On the evolution of helium in blue compact galaxies

We discuss the chemical evolution of dwarf irregular and blue compact galaxies in light of recent data, new stellar yields, and chemical evolution models. We examine the abundance data for evidence of H II region self-enrichment effects, which would lead to correlations in the scatter of helium, nitrogen, and oxygen abundances around their mean trends. The observed helium abundance trends show no such correlations, although the nitrogen-oxygen trend does show strong evidence for real scatter beyond observational error. We construct simple models for the chemical evolution of these galaxies, using the most recent yields of ⁴He, C, N, and O in intermediate- and high-mass stars.
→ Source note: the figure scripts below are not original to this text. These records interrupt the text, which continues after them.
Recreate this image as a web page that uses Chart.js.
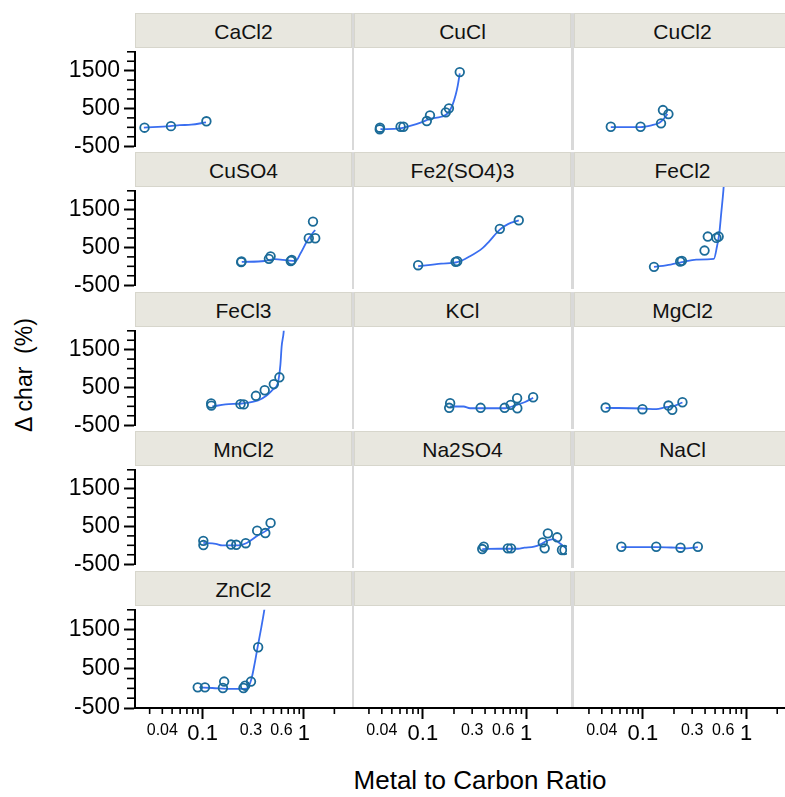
<!DOCTYPE html>
<html>
<head>
<meta charset="utf-8">
<script src="https://cdn.jsdelivr.net/npm/chart.js@4.4.1/dist/chart.umd.min.js"></script>
<style>
html,body{margin:0;padding:0;background:#fff;width:785px;height:797px;overflow:hidden;position:relative;font-family:"Liberation Sans",Arial,sans-serif;}
.hdr{position:absolute;box-sizing:border-box;height:35px;background:#e8e7df;border:1px solid #d7d6cc;font-size:21px;color:#111;text-align:center;line-height:35px;white-space:nowrap;}
.sep{position:absolute;background:#d9d9d9;width:2px;}
canvas{position:absolute;}
#ytitle{position:absolute;left:-76px;top:361px;width:200px;height:28px;line-height:28px;text-align:center;font-size:23px;color:#000;transform:rotate(-90deg);white-space:pre;}
#xtitle{position:absolute;left:230px;top:765px;width:500px;height:30px;line-height:30px;text-align:center;font-size:26px;color:#000;white-space:nowrap;}
</style>
</head>
<body>
<div id="ytitle">Δ char  (%)</div>
<div id="xtitle">Metal to Carbon Ratio</div>
<script>
// ---------------- data ----------------
const panelNames = ['CaCl2','CuCl','CuCl2','CuSO4','Fe2(SO4)3','FeCl2','FeCl3','KCl','MgCl2','MnCl2','Na2SO4','NaCl','ZnCl2','',''];

const CaCl2_ratio = [0.0267, 0.0487, 0.109];
const CaCl2_char  = [-10, 31, 160];
const CaCl2_fitRatio = [0.0263, 0.0476, 0.0595, 0.0772, 0.108];
const CaCl2_fitChar  = [-10, 31, 56, 70, 129];

const CuCl_ratio = [0.0355, 0.0357, 0.0576, 0.0615, 0.1057, 0.1138, 0.164, 0.1765, 0.2269];
const CuCl_char  = [7, 46, 70, 70, 210, 349, 423, 521, 1409];
const CuCl_fitRatio = [0.0361, 0.0563, 0.0704, 0.0946, 0.1138, 0.1477, 0.1714, 0.1916, 0.2062, 0.2171, 0.2269];
const CuCl_fitChar  = [10, 31, 88, 185, 266, 315, 398, 602, 846, 1091, 1380];

const CuCl2_ratio = [0.0459, 0.0915, 0.147, 0.1537, 0.1745];
const CuCl2_char  = [70, 70, 153, 479, 381];
const CuCl2_fitRatio = [0.0459, 0.0915, 0.1177, 0.1416, 0.1582, 0.1707];
const CuCl2_fitChar  = [63, 63, 105, 168, 276, 381];

const CuSO4_ratio = [0.2404, 0.242, 0.4516, 0.469, 0.742, 0.759, 1.118, 1.294, 1.23];
const CuSO4_char  = [110, 130, 198, 264, 141, 166, 744, 744, 1184];
const CuSO4_fitRatio = [0.2436, 0.4104, 0.5128, 0.6895, 0.8294, 0.927, 1.076, 1.25, 1.294];
const CuSO4_fitChar  = [117, 141, 190, 156, 141, 345, 670, 915, 957];

const Fe2SO43_ratio = [0.0865, 0.2062, 0.2141, 0.5743, 0.891];
const Fe2SO43_char  = [83, 166, 181, 974, 1184];
const Fe2SO43_fitRatio = [0.0865, 0.1477, 0.2141, 0.288, 0.3873, 0.4496, 0.5743, 0.7019, 0.891];
const Fe2SO43_fitChar  = [58, 124, 156, 303, 509, 670, 957, 1096, 1184];

const FeCl2_ratio = [0.1249, 0.2294, 0.2384, 0.403, 0.4346, 0.531, 0.559];
const FeCl2_char  = [43, 173, 190, 442, 785, 753, 785];
const FeCl2_fitRatio = [0.1249, 0.1837, 0.2384, 0.3328, 0.5003, 0.5383, 0.568, 0.5939, 0.625, 0.63];
const FeCl2_fitChar  = [43, 100, 156, 222, 239, 548, 876, 1365, 1936, 2060];

const FeCl3_ratio = [0.1214, 0.122, 0.2367, 0.2548, 0.3359, 0.4104, 0.5048, 0.5729];
const FeCl3_char  = [75, 19, 58, 51, 278, 425, 589, 768];
const FeCl3_fitRatio = [0.1249, 0.1684, 0.2436, 0.3535, 0.4253, 0.4937, 0.5518, 0.586, 0.6032, 0.6306, 0.635];
const FeCl3_fitChar  = [-5, 51, 75, 156, 278, 442, 607, 1096, 1586, 1953, 2060];

const KCl_ratio = [0.1816, 0.1776, 0.368, 0.642, 0.7386, 0.858, 0.862, 1.244];
const KCl_char  = [132, 19, 19, 19, 92, 254, 9, 278];
const KCl_fitRatio = [0.1816, 0.248, 0.288, 0.6518, 0.815, 1.018, 1.244];
const KCl_fitChar  = [51, 51, 9, 9, 75, 156, 264];

const MgCl2_ratio = [0.0407, 0.0956, 0.1745, 0.1908, 0.2415];
const MgCl2_char  = [26, -15, 75, -30, 156];
const MgCl2_fitRatio = [0.0407, 0.0942, 0.1315, 0.1644, 0.1908, 0.2415];
const MgCl2_fitChar  = [19, 2, -15, 34, 51, 149];

const MnCl2_ratio = [0.1016, 0.1018, 0.1908, 0.2151, 0.2664, 0.3457, 0.4159, 0.469];
const MnCl2_char  = [119, 7, 21, 14, 56, 389, 325, 594];
const MnCl2_fitRatio = [0.1016, 0.1348, 0.1561, 0.2264, 0.2724, 0.3535, 0.4253, 0.469];
const MnCl2_fitChar  = [63, 39, -3, -3, 63, 266, 389, 496];

const Na2SO4_ratio = [0.3822, 0.396, 0.6912, 0.745, 1.554, 1.749, 1.625, 2.171, 2.426, 2.57];
const Na2SO4_char  = [-35, 21, -18, -18, 129, 349, -18, 252, -59, -59];
const Na2SO4_fitRatio = [0.3822, 0.5618, 0.877, 1.018, 1.272, 1.474, 1.71, 1.986, 2.3, 2.67];
const Na2SO4_fitChar  = [-35, -28, -28, -3, 21, 80, 168, 210, 105, -18];

const NaCl_ratio = [0.0586, 0.1315, 0.2309, 0.345];
const NaCl_char  = [21, 21, -3, 21];
const NaCl_fitRatio = [0.0586, 0.1315, 0.2053, 0.2664, 0.345];
const NaCl_fitChar  = [14, 14, -3, -18, 14];

const ZnCl2_ratio = [0.0895, 0.1055, 0.1632, 0.1586, 0.2531, 0.2629, 0.3004, 0.3535];
const ZnCl2_char  = [26, 26, 173, 9, 9, 68, 173, 1047];
const ZnCl2_fitRatio = [0.0929, 0.1249, 0.1951, 0.2724, 0.3044, 0.3282, 0.348, 0.3804, 0.4042, 0.41];
const ZnCl2_fitChar  = [26, 9, -15, -6, 254, 663, 1030, 1561, 1953, 2060];

// ticks
const xTickValues = [0.03,0.04,0.05,0.06,0.07,0.08,0.09,0.1,0.2,0.3,0.4,0.5,0.6,0.7,0.8,0.9,1,2];
const xTickLabels = ['0.04','0.1','0.3','0.6','1'];
const xBigLabels  = ['0.1','1'];
const yTickValues = [-500,-250,0,250,500,750,1000,1250,1500,1750,2000];
const yTickLabels = ['-500','500','1500'];
const xRange = [0.0215, 2.72];
const yRange = [-500, 2000];

// ---------------- assembly ----------------
const seriesTable = {
  'CaCl2':[CaCl2_ratio,CaCl2_char,CaCl2_fitRatio,CaCl2_fitChar],
  'CuCl':[CuCl_ratio,CuCl_char,CuCl_fitRatio,CuCl_fitChar],
  'CuCl2':[CuCl2_ratio,CuCl2_char,CuCl2_fitRatio,CuCl2_fitChar],
  'CuSO4':[CuSO4_ratio,CuSO4_char,CuSO4_fitRatio,CuSO4_fitChar],
  'Fe2(SO4)3':[Fe2SO43_ratio,Fe2SO43_char,Fe2SO43_fitRatio,Fe2SO43_fitChar],
  'FeCl2':[FeCl2_ratio,FeCl2_char,FeCl2_fitRatio,FeCl2_fitChar],
  'FeCl3':[FeCl3_ratio,FeCl3_char,FeCl3_fitRatio,FeCl3_fitChar],
  'KCl':[KCl_ratio,KCl_char,KCl_fitRatio,KCl_fitChar],
  'MgCl2':[MgCl2_ratio,MgCl2_char,MgCl2_fitRatio,MgCl2_fitChar],
  'MnCl2':[MnCl2_ratio,MnCl2_char,MnCl2_fitRatio,MnCl2_fitChar],
  'Na2SO4':[Na2SO4_ratio,Na2SO4_char,Na2SO4_fitRatio,Na2SO4_fitChar],
  'NaCl':[NaCl_ratio,NaCl_char,NaCl_fitRatio,NaCl_fitChar],
  'ZnCl2':[ZnCl2_ratio,ZnCl2_char,ZnCl2_fitRatio,ZnCl2_fitChar]
};

Chart.defaults.font.family = '"Liberation Sans", Arial, sans-serif';
Chart.defaults.color = '#000';

const fmt = v => String(+Number(v).toPrecision(4));
const xMinor = xTickValues.filter(v => !xBigLabels.includes(fmt(v)));
const yMinor = yTickValues.filter(v => !yTickLabels.includes(fmt(v)));

const colLeft = [135, 354, 574];
const plotW = 217;
const plotTop = [48, 187, 327, 466, 606];
const plotH = 102;
const hdrH = 35;
const yAxisW = 135, xAxisH = 60;

const minorTicks = {
  id: 'minorTicks',
  afterDraw(chart) {
    const ctx = chart.ctx, xs = chart.scales.x, ys = chart.scales.y, a = chart.chartArea;
    ctx.save();
    ctx.strokeStyle = '#000';
    if (ys.options.display) {
      ctx.lineWidth = 1.6;
      yMinor.forEach(v => {
        const p = ys.getPixelForValue(v);
        ctx.beginPath(); ctx.moveTo(a.left - 8, p); ctx.lineTo(a.left, p); ctx.stroke();
      });
    }
    if (xs.options.display) {
      ctx.lineWidth = 1.6;
      xMinor.forEach(v => {
        const p = xs.getPixelForValue(v);
        ctx.beginPath(); ctx.moveTo(p, a.bottom); ctx.lineTo(p, a.bottom + 6); ctx.stroke();
      });
      ctx.lineWidth = 2;
      ctx.beginPath();
      ctx.moveTo(ys.options.display ? a.left - 1 : 0, a.bottom);
      ctx.lineTo(chart.width, a.bottom);
      ctx.stroke();
    }
    ctx.restore();
  }
};

panelNames.forEach((name, i) => {
  const r = Math.floor(i / 3), c = i % 3;
  const L = colLeft[c], T = plotTop[r];
  // header
  const h = document.createElement('div');
  h.className = 'hdr';
  h.style.left = L + 'px'; h.style.top = (T - hdrH) + 'px'; h.style.width = plotW + 'px';
  h.textContent = name;
  document.body.appendChild(h);
  // separator right of panel
  if (c < 2) {
    const s = document.createElement('div');
    s.className = 'sep';
    s.style.left = (L + plotW) + 'px'; s.style.top = (T - hdrH) + 'px';
    s.style.height = (hdrH + plotH) + 'px';
    s.style.width = (colLeft[c + 1] - L - plotW) + 'px';
    document.body.appendChild(s);
  }
  const showY = c === 0, showX = r === 4;
  const padL = showY ? 0 : 2, padR = 2, padT = 14, padB = showX ? 0 : 14;
  const cw = (showY ? yAxisW : padL) + plotW + padR;
  const ch = padT + plotH + (showX ? xAxisH : 0) + padB;
  const cv = document.createElement('canvas');
  cv.width = cw; cv.height = ch;
  cv.style.width = cw + 'px'; cv.style.height = ch + 'px';
  cv.style.left = (showY ? L - yAxisW : L - padL) + 'px';
  cv.style.top = (T - padT) + 'px';
  document.body.appendChild(cv);

  const s = seriesTable[name];
  const pts = s ? s[0].map((x, k) => ({x, y: s[1][k]})) : [];
  const fit = s ? s[2].map((x, k) => ({x, y: s[3][k]})) : [];

  new Chart(cv, {
    type: 'scatter',
    data: {
      datasets: [
        {label: name + ' fit', data: fit, showLine: true, borderColor: '#3a6ef0', backgroundColor: '#3a6ef0',
         borderWidth: 1.8, pointRadius: 0, cubicInterpolationMode: 'monotone', order: 2},
        {label: name, data: pts, showLine: false, pointStyle: 'circle', pointRadius: 4.3,
         borderColor: '#1b6b98', backgroundColor: 'rgba(0,0,0,0)', pointBorderWidth: 1.8, borderWidth: 1.8, order: 1}
      ]
    },
    options: {
      responsive: false, animation: false, devicePixelRatio: 1, events: [],
      layout: {padding: {left: padL, right: padR, top: padT, bottom: padB}},
      plugins: {legend: {display: false}, tooltip: {enabled: false}},
      scales: {
        x: {
          type: 'logarithmic', min: xRange[0], max: xRange[1], display: showX,
          afterBuildTicks: sc => { sc.ticks = xTickValues.map(v => ({value: v})); },
          afterFit: sc => { sc.height = showX ? xAxisH : 0; },
          ticks: {
            autoSkip: false, maxRotation: 0, minRotation: 0, padding: 2, color: '#000',
            callback: v => xTickLabels.includes(fmt(v)) ? fmt(v) : '',
            font: ctx => ({size: (ctx.tick && xBigLabels.includes(fmt(ctx.tick.value))) ? 22 : 16})
          },
          grid: {display: true, drawOnChartArea: false, drawTicks: true, tickLength: 11, tickWidth: 2,
                 tickColor: ctx => (ctx.tick && xBigLabels.includes(fmt(ctx.tick.value))) ? '#000' : 'rgba(0,0,0,0)'},
          border: {display: true, color: '#000', width: 2}
        },
        y: {
          type: 'linear', min: yRange[0], max: yRange[1], display: showY,
          afterBuildTicks: sc => { sc.ticks = yTickValues.map(v => ({value: v})); },
          afterFit: sc => { sc.width = showY ? yAxisW : 0; },
          ticks: {
            autoSkip: false, padding: 4, color: '#000', font: {size: 23},
            callback: v => yTickLabels.includes(fmt(v)) ? fmt(v) : ''
          },
          grid: {display: true, drawOnChartArea: false, drawTicks: true, tickLength: 11, tickWidth: 2,
                 tickColor: ctx => (ctx.tick && yTickLabels.includes(fmt(ctx.tick.value))) ? '#000' : 'rgba(0,0,0,0)'},
          border: {display: true, color: '#000', width: 2}
        }
      }
    },
    plugins: [minorTicks]
  });
});
</script>
</body>
</html>
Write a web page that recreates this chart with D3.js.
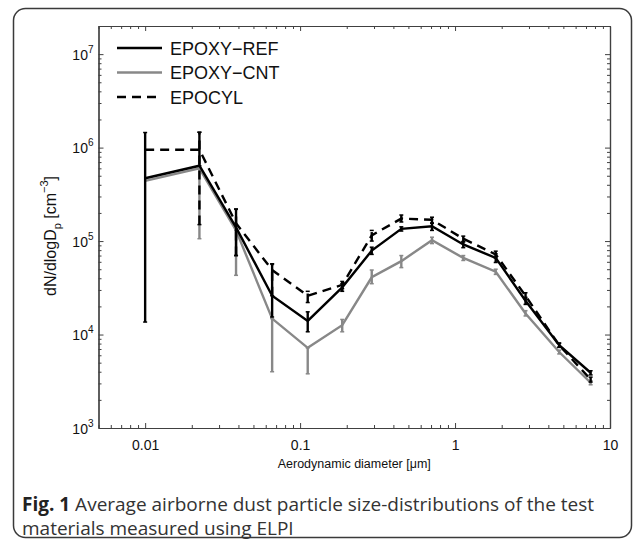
<!DOCTYPE html>
<html>
<head>
<meta charset="utf-8">
<script src="https://cdnjs.cloudflare.com/ajax/libs/d3/7.8.5/d3.min.js"></script>
<style>
body { margin: 0; background: #fff; }
svg { display: block; }
</style>
</head>
<body>
<script>
// ELPI stage diameters (um)
var diameters = [0.01, 0.0224, 0.0386, 0.066, 0.112, 0.187, 0.29, 0.45, 0.71, 1.13, 1.83, 2.85, 4.7, 7.5];

// mean dN/dlogDp, with lower/upper ends of the error bars
var refMean = [4.7e5, 6.4e5, 1.4e5, 2.6e4, 1.4e4, 3.2e4, 7.9e4, 1.35e5, 1.44e5, 9.2e4, 6.6e4, 2.3e4, 7.7e3, 3.9e3];
var refLow  = [1.36e4, 6.4e5, 7.0e4, 1.54e4, 1.07e4, 2.9e4, 7.2e4, 1.28e5, 1.3e5, 8.5e4, 5.9e4, 2.1e4, 7.3e3, 3.7e3];
var refHigh = [1.45e6, 1.46e6, 2.2e5, 5.7e4, 1.75e4, 3.5e4, 8.6e4, 1.42e5, 1.56e5, 9.9e4, 7.3e4, 2.5e4, 8.1e3, 4.1e3];

var cntMean = [4.4e5, 6.0e5, 1.3e5, 1.48e4, 7.2e3, 1.26e4, 4.1e4, 6.1e4, 1.02e5, 6.6e4, 4.7e4, 1.68e4, 6.5e3, 3.05e3];
var cntLow  = [4.4e5, 1.06e5, 4.3e4, 4.0e3, 3.8e3, 1.07e4, 3.5e4, 5.2e4, 9.4e4, 6.2e4, 4.4e4, 1.58e4, 6.2e3, 2.9e3];
var cntHigh = [4.4e5, 6.0e5, 1.3e5, 1.48e4, 7.2e3, 1.45e4, 4.9e4, 7.0e4, 1.1e5, 7.0e4, 5.0e4, 1.8e4, 6.8e3, 3.2e3];

var cylMean = [9.5e5, 9.5e5, 1.55e5, 4.9e4, 2.6e4, 3.4e4, 1.15e5, 1.74e5, 1.69e5, 1.06e5, 7.2e4, 2.6e4, 7.7e3, 3.3e3];
var cylLow  = [9.5e5, 1.5e5, 7.0e4, 2.6e4, 2.2e4, 3.1e4, 1.0e5, 1.6e5, 1.55e5, 9.8e4, 6.6e4, 2.4e4, 7.3e3, 3.1e3];
var cylHigh = [9.5e5, 1.46e6, 2.2e5, 5.7e4, 2.9e4, 3.7e4, 1.3e5, 1.9e5, 1.8e5, 1.13e5, 7.8e4, 2.8e4, 8.1e3, 3.5e3];

var seriesNames = ["EPOXY\u2212REF", "EPOXY\u2212CNT", "EPOCYL"];

var xMajor = [0.01, 0.1, 1, 10];
var xMajorLabels = ["0.01", "0.1", "1", "10"];
var yMajor = [1e3, 1e4, 1e5, 1e6, 1e7];
var yExponents = ["3", "4", "5", "6", "7"];

var captionBold = "Fig. 1";
var captionLines = [" Average airborne dust particle size-distributions of the test", "materials measured using ELPI"];

var width = 633,
    height = 540;

var svg = d3.select("body").append("svg")
    .attr("width", width)
    .attr("height", height);

// figure frame
svg.append("rect")
    .attr("x", 13.5)
    .attr("y", 8.5)
    .attr("width", 618)
    .attr("height", 529)
    .attr("rx", 12)
    .attr("fill", "none")
    .attr("stroke", "#3a3a3a")
    .attr("stroke-width", 1.5);

var plotLeft = 98.5, plotRight = 610, plotTop = 26, plotBottom = 428;

var x = d3.scaleLog().domain([0.005, 10]).range([plotLeft, plotRight]);
var y = d3.scaleLog().domain([1e3, 2e7]).range([plotBottom, plotTop]);

// minor ticks
var xMinor = [];
[0.001, 0.01, 0.1, 1].forEach(function(d){
    for (var k = 2; k <= 9; k++) {
        var v = d * k;
        if (v >= 0.005 && v <= 10) xMinor.push(v);
    }
});
var yMinor = [];
[1e3, 1e4, 1e5, 1e6, 1e7].forEach(function(d){
    for (var k = 2; k <= 9; k++) {
        var v = d * k;
        if (v <= 2e7) yMinor.push(v);
    }
});

var axisColor = "#404040";

function styleAxis(g) {
    g.select(".domain").attr("stroke", axisColor).attr("stroke-width", 1.2);
    g.selectAll(".tick line").attr("stroke", axisColor).attr("stroke-width", 1);
}

var axes = svg.append("g");

axes.append("g").attr("transform", "translate(0," + plotBottom + ")")
    .call(d3.axisBottom(x).tickValues(xMinor).tickSize(-3).tickSizeOuter(0).tickFormat(""))
    .call(styleAxis);
axes.append("g").attr("transform", "translate(0," + plotTop + ")")
    .call(d3.axisTop(x).tickValues(xMinor).tickSize(-3).tickSizeOuter(0).tickFormat(""))
    .call(styleAxis);
axes.append("g").attr("transform", "translate(" + plotLeft + ",0)")
    .call(d3.axisLeft(y).tickValues(yMinor).tickSize(-3).tickSizeOuter(0).tickFormat(""))
    .call(styleAxis);
axes.append("g").attr("transform", "translate(" + plotRight + ",0)")
    .call(d3.axisRight(y).tickValues(yMinor).tickSize(-3).tickSizeOuter(0).tickFormat(""))
    .call(styleAxis);

var xAxis = axes.append("g").attr("transform", "translate(0," + plotBottom + ")")
    .call(d3.axisBottom(x).tickValues(xMajor).tickSize(-5).tickSizeOuter(0)
        .tickFormat(function(d, i){ return xMajorLabels[i]; }))
    .call(styleAxis);
xAxis.selectAll(".tick text")
    .attr("y", 12)
    .attr("font-family", "Liberation Sans, Arial, sans-serif")
    .attr("font-size", 14)
    .attr("fill", "#111");
axes.append("g").attr("transform", "translate(0," + plotTop + ")")
    .call(d3.axisTop(x).tickValues(xMajor).tickSize(-5).tickSizeOuter(0).tickFormat(""))
    .call(styleAxis);

var yAxis = axes.append("g").attr("transform", "translate(" + plotLeft + ",0)")
    .call(d3.axisLeft(y).tickValues(yMajor).tickSize(-5).tickSizeOuter(0).tickFormat(""))
    .call(styleAxis);
yAxis.selectAll(".tick").append("text")
    .attr("x", -5)
    .attr("y", 5)
    .attr("text-anchor", "end")
    .attr("font-family", "Liberation Sans, Arial, sans-serif")
    .attr("font-size", 14)
    .attr("fill", "#111")
    .each(function(d, i){
        var t = d3.select(this);
        t.append("tspan").text("10");
        t.append("tspan").attr("dy", -7).attr("font-size", 10).text(yExponents[i]);
    });
axes.append("g").attr("transform", "translate(" + plotRight + ",0)")
    .call(d3.axisRight(y).tickValues(yMajor).tickSize(-5).tickSizeOuter(0).tickFormat(""))
    .call(styleAxis);

// axis labels
svg.append("text")
    .attr("x", (plotLeft + plotRight) / 2)
    .attr("y", 468)
    .attr("text-anchor", "middle")
    .attr("font-family", "Liberation Sans, Arial, sans-serif")
    .attr("font-size", 12.5)
    .attr("fill", "#111")
    .text("Aerodynamic diameter [\u03bcm]");

var yLabel = svg.append("text")
    .attr("transform", "translate(56,236) rotate(-90)")
    .attr("text-anchor", "middle")
    .attr("font-family", "Liberation Sans, Arial, sans-serif")
    .attr("font-size", 16)
    .attr("fill", "#111");
yLabel.append("tspan").text("dN/dlogD");
yLabel.append("tspan").attr("dy", 5).attr("font-size", 11).text("p");
yLabel.append("tspan").attr("dy", -5).text(" [cm");
yLabel.append("tspan").attr("dy", -8).attr("font-size", 11).text("\u22123");
yLabel.append("tspan").attr("dy", 8).text("]");

// series
var series = [
    {name: seriesNames[1], mean: cntMean, low: cntLow, high: cntHigh, color: "#888888", dash: null},
    {name: seriesNames[0], mean: refMean, low: refLow, high: refHigh, color: "#000000", dash: null},
    {name: seriesNames[2], mean: cylMean, low: cylLow, high: cylHigh, color: "#000000", dash: "9,6"}
];

var line = d3.line()
    .x(function(d){ return x(d.d); })
    .y(function(d){ return y(d.v); });

var plot = svg.append("g");

series.forEach(function(s){
    var pts = diameters.map(function(d, i){
        return {d: d, v: s.mean[i], lo: s.low[i], hi: s.high[i]};
    });
    var g = plot.append("g");
    g.selectAll(".bar")
        .data(pts)
        .enter().append("line")
            .attr("class", "bar")
            .attr("x1", function(d){ return x(d.d); })
            .attr("x2", function(d){ return x(d.d); })
            .attr("y1", function(d){ return y(d.lo); })
            .attr("y2", function(d){ return y(d.hi); })
            .attr("stroke", s.color)
            .attr("stroke-width", 2.4)
            .attr("stroke-dasharray", s.dash);
    ["lo", "hi"].forEach(function(k){
        g.selectAll(".cap-" + k)
            .data(pts.filter(function(d){ return d.hi !== d.lo; }))
            .enter().append("line")
                .attr("class", "cap-" + k)
                .attr("x1", function(d){ return x(d.d) - 2; })
                .attr("x2", function(d){ return x(d.d) + 2; })
                .attr("y1", function(d){ return y(d[k]); })
                .attr("y2", function(d){ return y(d[k]); })
                .attr("stroke", s.color)
                .attr("stroke-width", 1.5);
    });
    g.append("path")
        .datum(pts)
        .attr("d", line)
        .attr("fill", "none")
        .attr("stroke", s.color)
        .attr("stroke-width", 2.4)
        .attr("stroke-dasharray", s.dash);
});

// legend
var legendOrder = [series[1], series[0], series[2]];
var legend = svg.append("g").attr("transform", "translate(117,48)");
legendOrder.forEach(function(s, i){
    var row = legend.append("g").attr("transform", "translate(0," + (i * 24.5) + ")");
    row.append("line")
        .attr("x1", 0).attr("x2", 45)
        .attr("stroke", s.color)
        .attr("stroke-width", 2.4)
        .attr("stroke-dasharray", s.dash);
    row.append("text")
        .attr("x", 53)
        .attr("y", 6.5)
        .attr("font-family", "Liberation Sans, Arial, sans-serif")
        .attr("font-size", 18)
        .attr("fill", "#111")
        .text(s.name);
});

// caption
var caption = svg.append("text")
    .attr("x", 22)
    .attr("y", 511)
    .attr("font-family", "Open Sans, sans-serif")
    .attr("font-size", 19)
    .attr("fill", "#333");
caption.append("tspan").attr("font-weight", "bold").attr("fill", "#222").text(captionBold);
caption.append("tspan").text(captionLines[0]);
svg.append("text")
    .attr("x", 22)
    .attr("y", 535)
    .attr("font-family", "Open Sans, sans-serif")
    .attr("font-size", 19)
    .attr("fill", "#333")
    .text(captionLines[1]);
</script>
</body>
</html>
The effects of galactic outflows, which can arise both from bulk heating and evaporation of the interstellar medium and from the partial escape of enriched supernova ejecta are included. In agreement with other studies, we find that supernova-enriched outflows can roughly reproduce the observed He, C, N, and O trends; however, in models that fit N versus O, the slopes ΔY/ΔO and ΔY/ΔN consistently fall more than 2 σ below the fit to observations. We discuss the role of the models and their uncertainties in the extrapolation of primordial helium from the data. We also explore the model dependence arising from nucleosynthesis uncertainties associated with nitrogen yields in intermediate-mass stars, the fate of 8-11 M⊙ stars, and massive star winds.